— start Recorded information —

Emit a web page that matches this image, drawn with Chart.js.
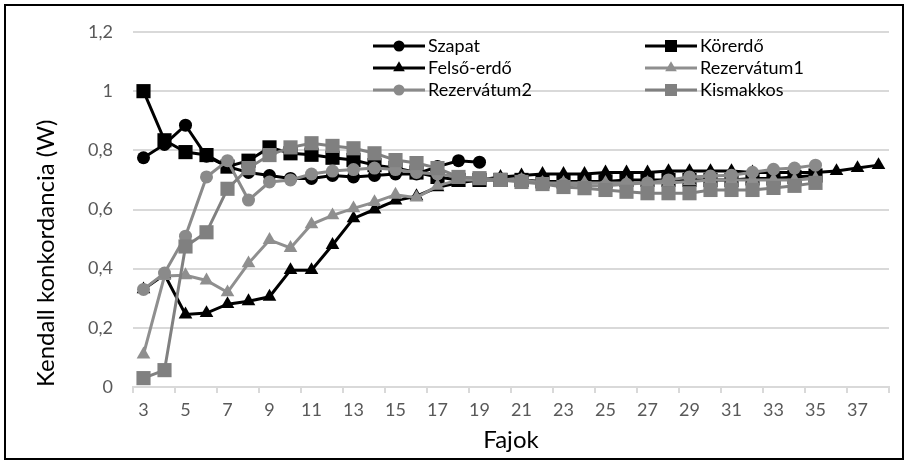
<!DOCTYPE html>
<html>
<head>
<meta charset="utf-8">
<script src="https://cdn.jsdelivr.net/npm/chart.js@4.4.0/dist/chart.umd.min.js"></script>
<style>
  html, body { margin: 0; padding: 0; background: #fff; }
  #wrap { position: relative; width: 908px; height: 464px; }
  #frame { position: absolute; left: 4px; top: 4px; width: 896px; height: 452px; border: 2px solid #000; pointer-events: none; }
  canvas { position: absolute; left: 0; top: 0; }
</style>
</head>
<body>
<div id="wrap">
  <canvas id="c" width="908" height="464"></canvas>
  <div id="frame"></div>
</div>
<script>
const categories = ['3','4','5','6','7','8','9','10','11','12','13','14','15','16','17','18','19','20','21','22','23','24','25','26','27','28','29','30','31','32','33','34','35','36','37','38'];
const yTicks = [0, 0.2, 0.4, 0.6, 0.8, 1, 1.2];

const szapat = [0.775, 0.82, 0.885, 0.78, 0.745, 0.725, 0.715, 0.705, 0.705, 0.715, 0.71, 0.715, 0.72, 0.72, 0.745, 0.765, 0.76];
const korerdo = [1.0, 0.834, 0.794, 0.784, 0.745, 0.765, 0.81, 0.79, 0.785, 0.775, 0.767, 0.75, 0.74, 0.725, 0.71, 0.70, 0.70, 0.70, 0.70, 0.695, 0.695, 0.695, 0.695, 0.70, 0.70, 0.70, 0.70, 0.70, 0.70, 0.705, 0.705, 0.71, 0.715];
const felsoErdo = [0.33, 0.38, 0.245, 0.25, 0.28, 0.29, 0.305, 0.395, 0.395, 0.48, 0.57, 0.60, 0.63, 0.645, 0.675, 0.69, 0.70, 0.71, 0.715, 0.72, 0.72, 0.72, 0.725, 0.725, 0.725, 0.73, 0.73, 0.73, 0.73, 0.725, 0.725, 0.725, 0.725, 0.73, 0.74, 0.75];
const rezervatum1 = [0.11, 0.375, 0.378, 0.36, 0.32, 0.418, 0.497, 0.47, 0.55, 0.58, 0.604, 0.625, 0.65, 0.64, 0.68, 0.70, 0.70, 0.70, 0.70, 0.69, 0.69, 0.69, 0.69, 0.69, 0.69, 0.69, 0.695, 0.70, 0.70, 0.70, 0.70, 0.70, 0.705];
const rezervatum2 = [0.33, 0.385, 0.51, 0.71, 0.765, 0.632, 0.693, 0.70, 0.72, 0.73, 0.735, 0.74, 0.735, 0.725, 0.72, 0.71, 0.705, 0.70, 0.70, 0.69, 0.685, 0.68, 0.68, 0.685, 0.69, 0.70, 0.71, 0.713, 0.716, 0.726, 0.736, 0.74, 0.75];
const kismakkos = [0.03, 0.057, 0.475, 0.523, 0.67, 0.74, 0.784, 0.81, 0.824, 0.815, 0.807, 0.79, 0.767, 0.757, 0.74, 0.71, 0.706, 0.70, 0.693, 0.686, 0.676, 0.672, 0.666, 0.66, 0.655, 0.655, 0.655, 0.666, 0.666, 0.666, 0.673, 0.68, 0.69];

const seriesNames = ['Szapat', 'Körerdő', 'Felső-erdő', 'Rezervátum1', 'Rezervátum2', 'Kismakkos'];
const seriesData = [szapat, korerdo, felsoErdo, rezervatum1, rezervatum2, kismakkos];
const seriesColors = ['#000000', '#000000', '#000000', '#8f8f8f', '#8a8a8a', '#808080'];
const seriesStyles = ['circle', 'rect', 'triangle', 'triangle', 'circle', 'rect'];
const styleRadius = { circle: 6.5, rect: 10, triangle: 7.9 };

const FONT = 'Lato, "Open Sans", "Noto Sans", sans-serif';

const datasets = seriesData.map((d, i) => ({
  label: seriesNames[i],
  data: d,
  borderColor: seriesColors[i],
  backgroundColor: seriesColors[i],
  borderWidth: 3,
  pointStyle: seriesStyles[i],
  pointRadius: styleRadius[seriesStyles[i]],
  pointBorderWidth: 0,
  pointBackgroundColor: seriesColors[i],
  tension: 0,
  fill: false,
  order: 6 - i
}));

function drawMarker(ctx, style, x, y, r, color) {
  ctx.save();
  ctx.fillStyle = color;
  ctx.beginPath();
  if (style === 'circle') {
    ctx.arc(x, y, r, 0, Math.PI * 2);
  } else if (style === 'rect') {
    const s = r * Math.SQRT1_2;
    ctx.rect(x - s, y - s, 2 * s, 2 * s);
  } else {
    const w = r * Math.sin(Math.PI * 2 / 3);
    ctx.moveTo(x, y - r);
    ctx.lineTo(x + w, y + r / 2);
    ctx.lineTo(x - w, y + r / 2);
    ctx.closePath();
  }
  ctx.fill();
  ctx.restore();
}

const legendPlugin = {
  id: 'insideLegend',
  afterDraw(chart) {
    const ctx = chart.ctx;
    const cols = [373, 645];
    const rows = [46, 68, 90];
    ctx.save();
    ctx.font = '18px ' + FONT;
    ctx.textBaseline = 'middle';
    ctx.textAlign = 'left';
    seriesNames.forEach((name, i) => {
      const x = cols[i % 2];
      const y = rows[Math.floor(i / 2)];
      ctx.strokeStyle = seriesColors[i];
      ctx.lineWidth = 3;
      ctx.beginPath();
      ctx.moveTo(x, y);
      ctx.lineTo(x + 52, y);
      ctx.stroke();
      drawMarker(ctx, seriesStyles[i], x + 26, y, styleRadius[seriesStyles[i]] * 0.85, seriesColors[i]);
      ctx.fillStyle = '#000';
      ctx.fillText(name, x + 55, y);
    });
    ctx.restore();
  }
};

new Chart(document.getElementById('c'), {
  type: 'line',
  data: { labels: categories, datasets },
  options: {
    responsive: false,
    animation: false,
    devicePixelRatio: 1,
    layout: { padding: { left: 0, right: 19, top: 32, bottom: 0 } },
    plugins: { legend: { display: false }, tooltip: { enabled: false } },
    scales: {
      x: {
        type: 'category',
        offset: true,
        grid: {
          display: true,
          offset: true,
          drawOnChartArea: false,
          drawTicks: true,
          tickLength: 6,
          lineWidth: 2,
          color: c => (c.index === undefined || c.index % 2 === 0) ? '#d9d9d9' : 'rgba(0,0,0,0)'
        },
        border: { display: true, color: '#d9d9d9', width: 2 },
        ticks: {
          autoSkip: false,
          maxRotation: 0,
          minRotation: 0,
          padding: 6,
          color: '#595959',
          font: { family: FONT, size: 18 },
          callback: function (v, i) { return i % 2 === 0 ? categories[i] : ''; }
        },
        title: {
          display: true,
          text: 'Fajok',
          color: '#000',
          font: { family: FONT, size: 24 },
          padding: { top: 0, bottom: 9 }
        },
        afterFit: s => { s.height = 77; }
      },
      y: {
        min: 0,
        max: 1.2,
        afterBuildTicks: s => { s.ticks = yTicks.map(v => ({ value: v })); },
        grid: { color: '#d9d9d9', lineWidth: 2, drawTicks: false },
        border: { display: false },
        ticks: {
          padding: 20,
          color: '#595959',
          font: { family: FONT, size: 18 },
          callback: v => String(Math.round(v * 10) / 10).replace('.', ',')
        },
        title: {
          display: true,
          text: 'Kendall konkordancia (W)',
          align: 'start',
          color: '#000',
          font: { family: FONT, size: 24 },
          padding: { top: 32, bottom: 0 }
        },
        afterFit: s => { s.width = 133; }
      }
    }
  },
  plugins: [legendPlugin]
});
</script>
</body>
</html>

— end Recorded information —

● **Goal**
Reproduce each line exactly, please, except for any pictures.

● **Finished exercise**
Emit a web page that matches this image, drawn with Chart.js.
<!DOCTYPE html>
<html>
<head>
<meta charset="utf-8">
<script src="https://cdn.jsdelivr.net/npm/chart.js@4.4.0/dist/chart.umd.min.js"></script>
<style>
  html, body { margin: 0; padding: 0; background: #fff; }
  #wrap { position: relative; width: 908px; height: 464px; }
  #frame { position: absolute; left: 4px; top: 4px; width: 896px; height: 452px; border: 2px solid #000; pointer-events: none; }
  canvas { position: absolute; left: 0; top: 0; }
</style>
</head>
<body>
<div id="wrap">
  <canvas id="c" width="908" height="464"></canvas>
  <div id="frame"></div>
</div>
<script>
const categories = ['3','4','5','6','7','8','9','10','11','12','13','14','15','16','17','18','19','20','21','22','23','24','25','26','27','28','29','30','31','32','33','34','35','36','37','38'];
const yTicks = [0, 0.2, 0.4, 0.6, 0.8, 1, 1.2];

const szapat = [0.775, 0.82, 0.885, 0.78, 0.745, 0.725, 0.715, 0.705, 0.705, 0.715, 0.71, 0.715, 0.72, 0.72, 0.745, 0.765, 0.76];
const korerdo = [1.0, 0.834, 0.794, 0.784, 0.745, 0.765, 0.81, 0.79, 0.785, 0.775, 0.767, 0.75, 0.74, 0.725, 0.71, 0.70, 0.70, 0.70, 0.70, 0.695, 0.695, 0.695, 0.695, 0.70, 0.70, 0.70, 0.70, 0.70, 0.70, 0.705, 0.705, 0.71, 0.715];
const felsoErdo = [0.33, 0.38, 0.245, 0.25, 0.28, 0.29, 0.305, 0.395, 0.395, 0.48, 0.57, 0.60, 0.63, 0.645, 0.675, 0.69, 0.70, 0.71, 0.715, 0.72, 0.72, 0.72, 0.725, 0.725, 0.725, 0.73, 0.73, 0.73, 0.73, 0.725, 0.725, 0.725, 0.725, 0.73, 0.74, 0.75];
const rezervatum1 = [0.11, 0.375, 0.378, 0.36, 0.32, 0.418, 0.497, 0.47, 0.55, 0.58, 0.604, 0.625, 0.65, 0.64, 0.68, 0.70, 0.70, 0.70, 0.70, 0.69, 0.69, 0.69, 0.69, 0.69, 0.69, 0.69, 0.695, 0.70, 0.70, 0.70, 0.70, 0.70, 0.705];
const rezervatum2 = [0.33, 0.385, 0.51, 0.71, 0.765, 0.632, 0.693, 0.70, 0.72, 0.73, 0.735, 0.74, 0.735, 0.725, 0.72, 0.71, 0.705, 0.70, 0.70, 0.69, 0.685, 0.68, 0.68, 0.685, 0.69, 0.70, 0.71, 0.713, 0.716, 0.726, 0.736, 0.74, 0.75];
const kismakkos = [0.03, 0.057, 0.475, 0.523, 0.67, 0.74, 0.784, 0.81, 0.824, 0.815, 0.807, 0.79, 0.767, 0.757, 0.74, 0.71, 0.706, 0.70, 0.693, 0.686, 0.676, 0.672, 0.666, 0.66, 0.655, 0.655, 0.655, 0.666, 0.666, 0.666, 0.673, 0.68, 0.69];

const seriesNames = ['Szapat', 'Körerdő', 'Felső-erdő', 'Rezervátum1', 'Rezervátum2', 'Kismakkos'];
const seriesData = [szapat, korerdo, felsoErdo, rezervatum1, rezervatum2, kismakkos];
const seriesColors = ['#000000', '#000000', '#000000', '#8f8f8f', '#8a8a8a', '#808080'];
const seriesStyles = ['circle', 'rect', 'triangle', 'triangle', 'circle', 'rect'];
const styleRadius = { circle: 6.5, rect: 10, triangle: 7.9 };

const FONT = 'Lato, "Open Sans", "Noto Sans", sans-serif';

const datasets = seriesData.map((d, i) => ({
  label: seriesNames[i],
  data: d,
  borderColor: seriesColors[i],
  backgroundColor: seriesColors[i],
  borderWidth: 3,
  pointStyle: seriesStyles[i],
  pointRadius: styleRadius[seriesStyles[i]],
  pointBorderWidth: 0,
  pointBackgroundColor: seriesColors[i],
  tension: 0,
  fill: false,
  order: 6 - i
}));

function drawMarker(ctx, style, x, y, r, color) {
  ctx.save();
  ctx.fillStyle = color;
  ctx.beginPath();
  if (style === 'circle') {
    ctx.arc(x, y, r, 0, Math.PI * 2);
  } else if (style === 'rect') {
    const s = r * Math.SQRT1_2;
    ctx.rect(x - s, y - s, 2 * s, 2 * s);
  } else {
    const w = r * Math.sin(Math.PI * 2 / 3);
    ctx.moveTo(x, y - r);
    ctx.lineTo(x + w, y + r / 2);
    ctx.lineTo(x - w, y + r / 2);
    ctx.closePath();
  }
  ctx.fill();
  ctx.restore();
}

const legendPlugin = {
  id: 'insideLegend',
  afterDraw(chart) {
    const ctx = chart.ctx;
    const cols = [373, 645];
    const rows = [46, 68, 90];
    ctx.save();
    ctx.font = '18px ' + FONT;
    ctx.textBaseline = 'middle';
    ctx.textAlign = 'left';
    seriesNames.forEach((name, i) => {
      const x = cols[i % 2];
      const y = rows[Math.floor(i / 2)];
      ctx.strokeStyle = seriesColors[i];
      ctx.lineWidth = 3;
      ctx.beginPath();
      ctx.moveTo(x, y);
      ctx.lineTo(x + 52, y);
      ctx.stroke();
      drawMarker(ctx, seriesStyles[i], x + 26, y, styleRadius[seriesStyles[i]] * 0.85, seriesColors[i]);
      ctx.fillStyle = '#000';
      ctx.fillText(name, x + 55, y);
    });
    ctx.restore();
  }
};

new Chart(document.getElementById('c'), {
  type: 'line',
  data: { labels: categories, datasets },
  options: {
    responsive: false,
    animation: false,
    devicePixelRatio: 1,
    layout: { padding: { left: 0, right: 19, top: 32, bottom: 0 } },
    plugins: { legend: { display: false }, tooltip: { enabled: false } },
    scales: {
      x: {
        type: 'category',
        offset: true,
        grid: {
          display: true,
          offset: true,
          drawOnChartArea: false,
          drawTicks: true,
          tickLength: 6,
          lineWidth: 2,
          color: c => (c.index === undefined || c.index % 2 === 0) ? '#d9d9d9' : 'rgba(0,0,0,0)'
        },
        border: { display: true, color: '#d9d9d9', width: 2 },
        ticks: {
          autoSkip: false,
          maxRotation: 0,
          minRotation: 0,
          padding: 6,
          color: '#595959',
          font: { family: FONT, size: 18 },
          callback: function (v, i) { return i % 2 === 0 ? categories[i] : ''; }
        },
        title: {
          display: true,
          text: 'Fajok',
          color: '#000',
          font: { family: FONT, size: 24 },
          padding: { top: 0, bottom: 9 }
        },
        afterFit: s => { s.height = 77; }
      },
      y: {
        min: 0,
        max: 1.2,
        afterBuildTicks: s => { s.ticks = yTicks.map(v => ({ value: v })); },
        grid: { color: '#d9d9d9', lineWidth: 2, drawTicks: false },
        border: { display: false },
        ticks: {
          padding: 20,
          color: '#595959',
          font: { family: FONT, size: 18 },
          callback: v => String(Math.round(v * 10) / 10).replace('.', ',')
        },
        title: {
          display: true,
          text: 'Kendall konkordancia (W)',
          align: 'start',
          color: '#000',
          font: { family: FONT, size: 24 },
          padding: { top: 32, bottom: 0 }
        },
        afterFit: s => { s.width = 133; }
      }
    }
  },
  plugins: [legendPlugin]
});
</script>
</body>
</html>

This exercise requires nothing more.